Re-reading the comments Dave links to below regarding the underground third rail leaves the impression that overhead wires were not used in D.C. because they were ugly and often knocked over by trucks. It is true that some people consider overhead wires ugly, but the streetcar companies were not making such aesthetic choices out of the kindness of their hearts. Congress actually enacted a law banning the use of overhead wires within the bounds of the original city plan of L'Enfant. This law is still in effect and is leading to complications as the city seeks to re-introduce streetcars in areas not served by Metro: specifically along H Street NE. Some recent articles about the issue (Boston Examiner, Rebuilding Place in the Urban Space, The Overhead Wire)

Streetcar tracks

I know that groove in the center of the car tracks is supposed to be for a third rail shoe, but do you suppose it might actually be a slot for a cable car route? Cable cars were in many cities besides San Francisco. I notice that there are iron covers all along the "third rail" and wonder why. One seems to say "Meter" or something like that, but it stands alone while the others are all up against the "third rail" slot. When did DC get electric street cars anyway? Anyone know?

[No cable cars. We have many comments [1, 2] detailing the technical particulars of the Washington, D.C., streetcar system. - Dave]

Varied Facades

Hi All, I'm traveling this week so my typical connection to the historical archives at the Washington Post is not working - I feel somewhat lost without it: no keyword searches for all the wonderful store names in this photo.

What strikes me most visually about this photo is the diversity of the front doors to these businesses: each has its own style but additionally, they are functionally so different. Some are street level (#606, #612) while others are raised (#604, #608). The oddest is #602 with a sunken entrance: I wonder if there was once a flight of cast-iron stairs up to the central arched window that have since been removed? Also peculiar is #610: a street level door with interior stairs leading to the raised refrigerator showroom: plus that wonderful circular window over the door. The cornice of #610 is rather traditional but it seems like they have tried for a more modern streetscape, perhaps to match the thoroughly modern, high-tech refrigeration marvels inside.

[Stanton_Square ... is ... AWAY?? - Dave]

Which is which?

I love the "Joe Baruch and Joe Braugh" sign. "Baruch & Braugh" sounds better, but apparently they want to be known as a couple of regular Joes.

Fix a Flat

Looks like the people next to the small Flivver to the right are busy fixing a flat. Very interesting to see how small the Ford looks compared to the big car parked behind it! Also it's nice to see how these photos are not posed, but scenes of real life back then. Amazing!

Last one standing

The OBA Bank building visible at far left is still standing, but the rest of this block has been razed:

Signs of Life

The signs of life in the upper windows of these buildings are intriguing.

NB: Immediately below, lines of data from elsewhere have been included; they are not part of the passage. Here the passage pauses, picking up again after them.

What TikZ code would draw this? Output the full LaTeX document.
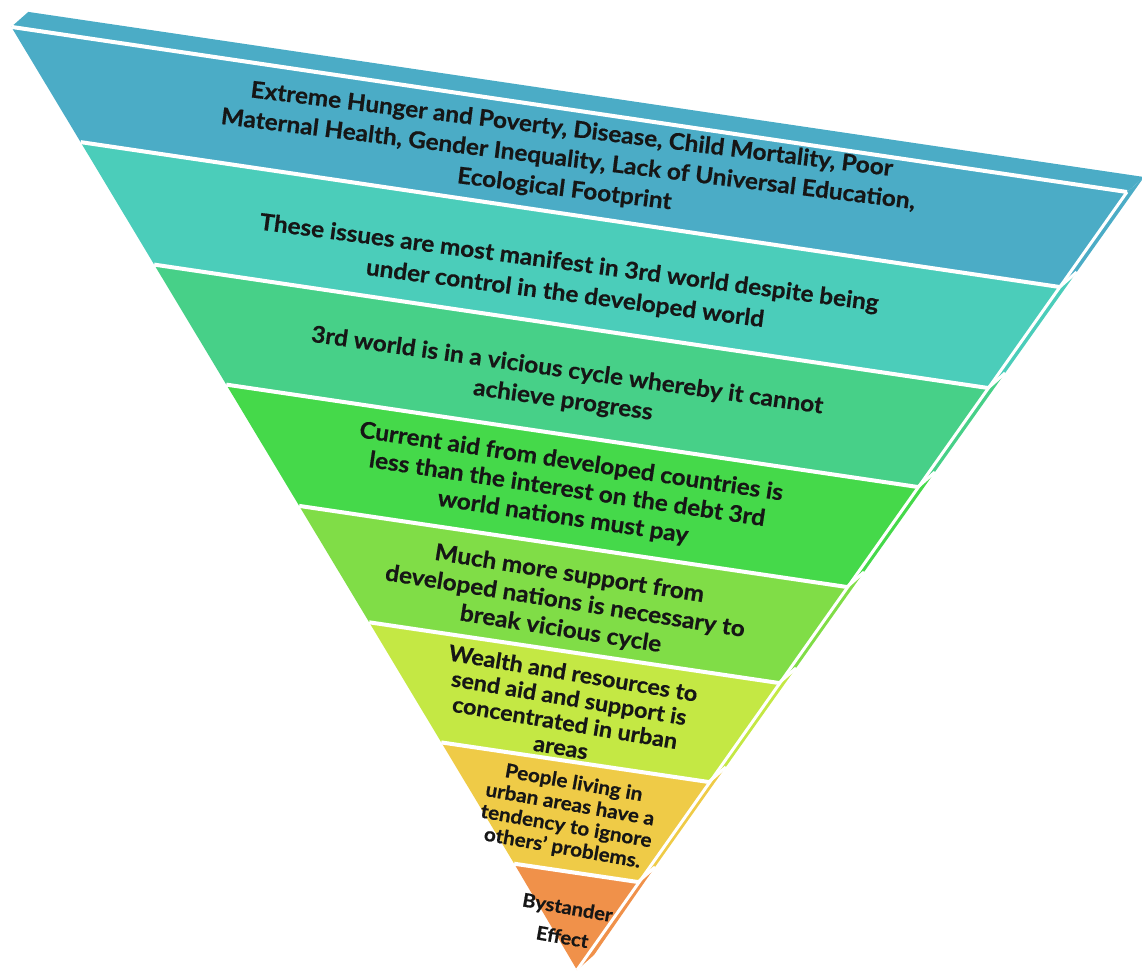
\documentclass[tikz,border=0pt]{standalone}
\usepackage{fontspec}
\setmainfont{Lato}[BoldFeatures={FakeBold=0.6,FakeStretch=1.06}]
\definecolor{c1}{HTML}{4BACC6}
\definecolor{c2}{HTML}{4BCDBA}
\definecolor{c3}{HTML}{47D088}
\definecolor{c4}{HTML}{45D94A}
\definecolor{c5}{HTML}{80DD47}
\definecolor{c6}{HTML}{C4E844}
\definecolor{c7}{HTML}{EFCB47}
\definecolor{c8}{HTML}{F0914A}
\definecolor{ink}{HTML}{161616}
\tikzset{
  sep/.style={white, line width=4pt},
  sidesep/.style={white, line width=3pt},
  lbl/.style={text=ink, align=center, inner sep=0pt},
}
\newcommand{\fs}[2]{\bfseries\fontsize{#1}{#2}\selectfont}
\begin{document}
\begin{tikzpicture}[x=1pt,y=-1pt]
\useasboundingbox (0,0) rectangle (1142,972);
% left ends of boundaries
\coordinate (A0) at (11.3,26.9);
\coordinate (A1) at (80.6,142.1);
\coordinate (A2) at (154.2,264.6);
\coordinate (A3) at (226.3,384.6);
\coordinate (A4) at (299.2,505.9);
\coordinate (A5) at (369.2,622.3);
\coordinate (A6) at (441.3,742.4);
\coordinate (A7) at (514.2,863.7);
% right ends of boundaries
\coordinate (R0) at (1127,192);
\coordinate (R1) at (1059.7,287);
\coordinate (R2) at (988.1,388);
\coordinate (R3) at (917.9,487);
\coordinate (R4) at (847,587);
\coordinate (R5) at (779,683);
\coordinate (R6) at (708.8,782);
\coordinate (R7) at (638,882);
\coordinate (T) at (577,970);
% back (depth) points
\foreach \i in {0,...,7} {\coordinate (S\i) at ([shift={(17,-15)}]R\i);}
\coordinate (ST) at ([shift={(17,-15)}]T);
\coordinate (B0) at ([shift={(17,-15)}]A0);
% top face
\fill[c1] (A0) -- (R0) -- (S0) -- (B0) -- cycle;
% front bands
\fill[c1] (A0) -- (R0) -- (R1) -- (A1) -- cycle;
\fill[c2] (A1) -- (R1) -- (R2) -- (A2) -- cycle;
\fill[c3] (A2) -- (R2) -- (R3) -- (A3) -- cycle;
\fill[c4] (A3) -- (R3) -- (R4) -- (A4) -- cycle;
\fill[c5] (A4) -- (R4) -- (R5) -- (A5) -- cycle;
\fill[c6] (A5) -- (R5) -- (R6) -- (A6) -- cycle;
\fill[c7] (A6) -- (R6) -- (R7) -- (A7) -- cycle;
\fill[c8] (A7) -- (R7) -- (T) -- cycle;
% side face pieces
\fill[c1] (R0) -- (S0) -- (S1) -- (R1) -- cycle;
\fill[c2] (R1) -- (S1) -- (S2) -- (R2) -- cycle;
\fill[c3] (R2) -- (S2) -- (S3) -- (R3) -- cycle;
\fill[c4] (R3) -- (S3) -- (S4) -- (R4) -- cycle;
\fill[c5] (R4) -- (S4) -- (S5) -- (R5) -- cycle;
\fill[c6] (R5) -- (S5) -- (S6) -- (R6) -- cycle;
\fill[c7] (R6) -- (S6) -- (S7) -- (R7) -- cycle;
\fill[c8] (R7) -- (S7) -- (ST) -- (T) -- cycle;
% white separators
\draw[sep] (A0) -- (R0);
\foreach \i in {1,...,7} {\draw[sep] (A\i) -- (R\i);}
\draw[sidesep] (R0) -- (T);
\foreach \i in {1,...,7} {\draw[sidesep] (R\i) -- (S\i);}
% labels
\node[lbl, font=\fs{23}{30}, rotate=-7] (t1) at (568,160)
  {Extreme Hunger and Poverty, Disease, Child Mortality, Poor\\Maternal Health, Gender Inequality, Lack of Universal Education,\\Ecological Footprint};
\node[lbl, font=\fs{23}{31}, rotate=-7.5] (t2) at (567,279)
  {These issues are most manifest in 3rd world despite being\\under control in the developed world};
\node[lbl, font=\fs{23}{30}, rotate=-8] (t3) at (565,386)
  {3rd world is in a vicious cycle whereby it cannot\\achieve progress};
\node[lbl, font=\fs{23}{28}, rotate=-8.5] (t4) at (567,490)
  {Current aid from developed countries is\\less than the interest on the debt 3rd\\world nations must pay};
\node[lbl, font=\fs{23}{28}, rotate=-9] (t5) at (565,602)
  {Much more support from\\developed nations is necessary to\\break vicious cycle};
\node[lbl, font=\fs{22}{25}, rotate=-9.5] (t6) at (567,710)
  {Wealth and resources to\\send aid and support is\\concentrated in urban\\areas};
\node[lbl, font=\fs{19.5}{22}, rotate=-10] (t7) at (568,816)
  {People living in\\urban areas have a\\tendency to ignore\\others' problems.};
\node[lbl, font=\fs{19}{30}, rotate=-10] (t8) at (565,922)
  {Bystander\\Effect};
\end{tikzpicture}
\end{document}
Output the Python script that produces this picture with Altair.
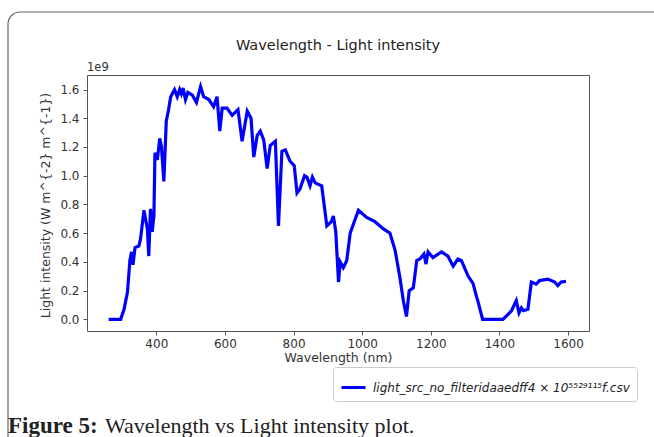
import altair as alt
import pandas as pd

# ---- data ----
wavelength_nm = [
    261, 280, 296, 306, 316, 323, 328, 332, 338, 349, 354, 364, 374, 378, 383, 388, 393, 396,
    403, 410, 415, 422, 429, 435, 442, 453, 461, 468, 473, 478, 485, 492, 505, 517, 529, 538,
    553, 567, 577, 585, 592, 606, 621, 638, 650, 665, 676, 684, 694, 703, 713, 723, 732, 747,
    756, 766, 776, 790, 802, 810, 819, 832, 839, 848, 855, 863, 882, 897, 910, 916, 923, 931,
    936, 945, 955, 965, 974, 989, 1013, 1037, 1062, 1081, 1096, 1110, 1120, 1129, 1137, 1149,
    1159, 1168, 1180, 1186, 1192, 1206, 1231, 1250, 1265, 1279, 1289, 1309, 1323, 1333, 1338,
    1351, 1410, 1425, 1435, 1449, 1457, 1464, 1470, 1483, 1493, 1507, 1517, 1541, 1561, 1570,
    1580, 1594,
]
intensity_1e9 = [
    0.0, 0.0, 0.0, 0.07, 0.19, 0.41, 0.47, 0.38, 0.50, 0.51, 0.56, 0.76, 0.63, 0.44, 0.77, 0.61, 0.72, 1.16,
    1.11, 1.26, 1.20, 0.96, 1.38, 1.45, 1.55, 1.60, 1.55, 1.60, 1.57, 1.61, 1.53, 1.58, 1.56, 1.51, 1.62, 1.55,
    1.53, 1.48, 1.55, 1.31, 1.47, 1.47, 1.42, 1.46, 1.24, 1.45, 1.40, 1.13, 1.28, 1.31, 1.25, 1.05, 1.21, 1.24,
    0.65, 1.17, 1.18, 1.10, 1.07, 0.88, 0.91, 1.00, 0.99, 0.93, 0.99, 0.95, 0.93, 0.65, 0.68, 0.72, 0.61, 0.26,
    0.40, 0.36, 0.41, 0.60, 0.66, 0.76, 0.71, 0.68, 0.63, 0.60, 0.48, 0.29, 0.13, 0.02, 0.20, 0.22,
    0.41, 0.42, 0.455, 0.385, 0.47, 0.43, 0.47, 0.44, 0.37, 0.42, 0.41, 0.30, 0.25, 0.16, 0.12,
    0.0, 0.0, 0.035, 0.06, 0.13, 0.045, 0.08, 0.06, 0.07, 0.26, 0.245, 0.27, 0.28, 0.26, 0.235,
    0.26, 0.265,
]
series_name = "light_src_no_filteridaaedff4 \u00d7 10\u2075\u2075\u00b2\u2079\u00b9\u00b9\u2075f.csv"
x_ticks = [400, 600, 800, 1000, 1200, 1400, 1600]
y_ticks = [0.0, 0.2, 0.4, 0.6, 0.8, 1.0, 1.2, 1.4, 1.6]

chart_title = "Wavelength - Light intensity"
x_title = "Wavelength (nm)"
y_title = "Light intensity (W m^{-2} m^{-1})"
offset_text = "1e9"
caption_bold = "Figure 5:"
caption_rest = "Wavelength vs Light intensity plot."

df = pd.DataFrame({"wavelength": wavelength_nm, "intensity": intensity_1e9, "series": series_name})
one = pd.DataFrame({"k": [0]})

PW, PH = 502, 256
SANS = "DejaVu Sans"

line = alt.Chart(df).mark_line(strokeWidth=3.2).encode(
    x=alt.X(
        "wavelength:Q",
        scale=alt.Scale(domain=[198, 1661], nice=False, zero=False),
        axis=alt.Axis(
            values=x_ticks, format="d", title=x_title, grid=False, domain=False,
            tickSize=4, tickColor="#555", labelPadding=3, labelFontSize=12,
            labelFont=SANS, labelColor="#333", titleFont=SANS, titleFontSize=12.5,
            titleFontWeight="normal", titleColor="#333", titleY=30,
            titleBaseline="alphabetic",
        ),
    ),
    y=alt.Y(
        "intensity:Q",
        scale=alt.Scale(domain=[-0.081, 1.701], nice=False, zero=False),
        axis=alt.Axis(
            values=y_ticks, format=".1f", title=y_title, grid=False, domain=False,
            tickSize=4, tickColor="#555", labelPadding=4, labelFontSize=12,
            labelFont=SANS, labelColor="#333", titleFont=SANS, titleFontSize=12.5,
            titleFontWeight="normal", titleColor="#333", titleX=-42, titleY=PH / 2 + 2,
            titleAngle=-90, titleBaseline="middle", titleAlign="center",
        ),
    ),
    color=alt.Color(
        "series:N",
        scale=alt.Scale(range=["#0000ff"]),
        legend=alt.Legend(
            title=None, orient="none", legendX=246, legendY=292,
            symbolType="stroke", symbolSize=576, symbolStrokeWidth=3,
            labelFont=SANS, labelFontSize=12, labelFontStyle="italic",
            labelColor="#222", labelLimit=600, labelOffset=6,
            padding=7, strokeColor="#cccccc", cornerRadius=3, fillColor="white",
        ),
    ),
)

title_text = alt.Chart(one).mark_text(
    text=chart_title, font=SANS, fontSize=14.5, color="#222", align="center", baseline="alphabetic"
).encode(x=alt.value(PW / 2), y=alt.value(-25))

offset_label = alt.Chart(one).mark_text(
    text=offset_text, font=SANS, fontSize=11.5, color="#333", align="left", baseline="alphabetic"
).encode(x=alt.value(0), y=alt.value(-4))

border = alt.Chart(one).mark_rect(
    fill="white", fillOpacity=0, stroke="#666", strokeWidth=1.2, cornerRadius=12
).encode(x=alt.value(-79), x2=alt.value(700), y=alt.value(-63), y2=alt.value(420))

cap1 = alt.Chart(one).mark_text(
    text=caption_bold, font="Liberation Serif", fontSize=23, fontWeight="bold",
    color="#222", align="left", baseline="alphabetic"
).encode(x=alt.value(-79), y=alt.value(358))

cap2 = alt.Chart(one).mark_text(
    text=caption_rest, font="Liberation Serif", fontSize=22, fontWeight="normal",
    color="#222", align="left", baseline="alphabetic"
).encode(x=alt.value(18), y=alt.value(358))

chart = alt.layer(border, line, title_text, offset_label, cap1, cap2).properties(
    width=PW, height=PH,
    autosize=alt.AutoSizeParams(type="none"),
    padding={"left": 87, "top": 75, "right": 65, "bottom": 106},
    background="white",
).configure_view(stroke="#555", strokeWidth=1)

chart.save("out.html", embed_options={"renderer": "svg", "actions": False})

The doll in the second building from the left, the iron bedstead curve in the second from the right.

On the street -- the broom seller and the men changing the tire. If I were a high-school American history/literature teacher, I would make Shorpy daily required viewing.

Nice Harley

That's a nice Harley Davidson. I wonder how the guys will air up the tire they are changing on the model T? Can you say bicycle pump?